Zille sides with Malema and EFF over Sanef

The former DA leader writes that if taken in context, it's clear the EFF leader 'specifically urged his followers not to use violence against journalists'.


Former DA leader, Cape Town mayor, and Western Cape premier Helen Zille, now a policy fellow at the Institute of Race Relations (IRR), has argued that if the South African National Editors Forum (Sanef) won their case against the Economic Freedom Fighters (EFF) this would, ironically, curtail media freedom.

In a column for News24, Zille expresses her view that “the media will have been complicit in curtailing a foundation freedom” if the case succeeds.

Sanef approached the court, in their own words, “in defence of media freedom and seeking protection of journalists against sustained intimidation and threats against journalists by EFF leader Julius Malema and his supporters.”

Their complaint can be read in full here.

Zille questioned whether the case saw journalists “claiming the right to exercise their freedoms (including to be hateful and hurtful, which they regularly are) while preventing others from doing so”.

“Given that Sanef and almost all the journalists who have brought the case are active commentating participants in day-to-day politics, rather than mere neutral observers, do they expect to be immune from blow-back?” she asked.

Elsewhere in the column, she suggests that Sanef and the five journalists who joined the case – Adriaan Basson, Pauli van Wyk, Barry Bateman, Ranjeni Munusamy, and Max du Preez – may be barking up the wrong tree in their interpretation of remarks made by Malema as hate speech. These utterances were made while addressing supporters outside the Zondo commission of inquiry into state capture.
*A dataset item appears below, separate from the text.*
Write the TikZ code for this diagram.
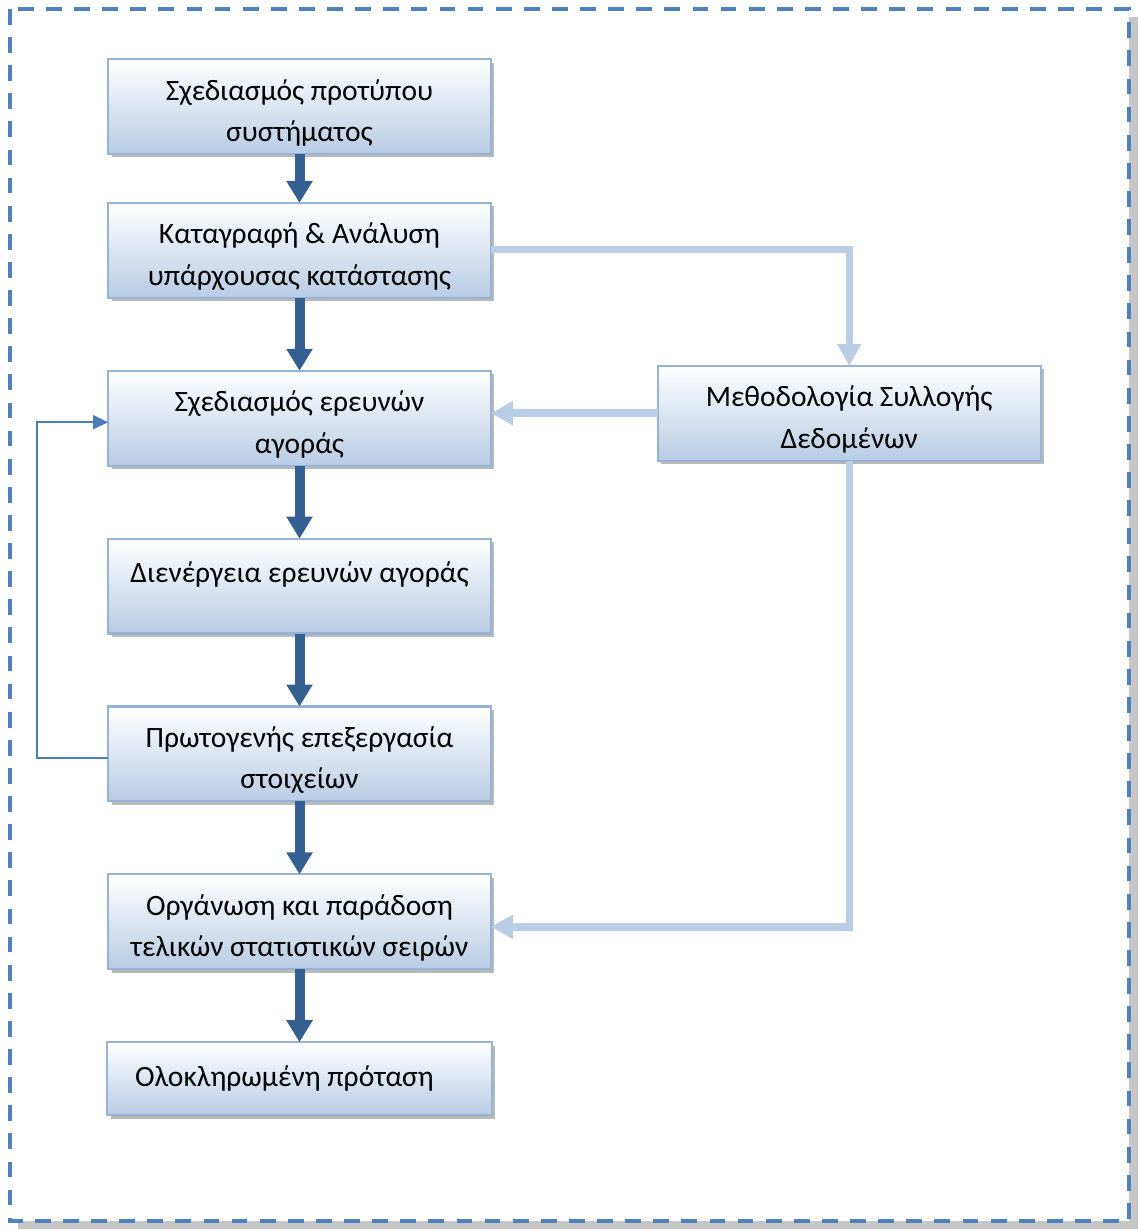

“…Quoted in full context, Malema’s remarks, on which the case is primarily based, show that he specifically urged his followers not to use violence against journalists. A little bit of context, I have found, makes a lot of difference,” Zille writes.

Following initial publication of this article, Zille told The Citizen that while the content is accurate, the headline of this article “misses the point”. “I am siding with the Constitution, not Malema”, she said.

Zille has herself faced off against Malema in court.

Zille took Malema on back in 2012, suing him for defamation for remarks made in 2010 while he was still president of the ANC Youth League (ANCYL), which included calling her a “racist little girl“, saying she was “suffering from Satanism” and suggesting she had sexual relations with her all-male cabinet.

In a settlement, Malema retracted the statements and agreed to pay legal costs.

Judgment in the Sanef vs EFF case was reserved last week.

Following this, the forum’s chairperson, Mahlatse Mahlase, told media that the organisation was confident it would win the case, and had successfully shown a direct link between utterances made by Malema outside the Zondo commission of inquiry into state capture last year and threats and attacks which followed, from EFF supporters on Twitter.

Malema, however, disagreed.

“We are more than happy that the loudmouths have come to expose themselves here,” he added during an adjournment last Tuesday. “There is nothing this court will find against the EFF.”

UPDATE: This article has been updated with Zille’s comment, 11:10, Monday August 12.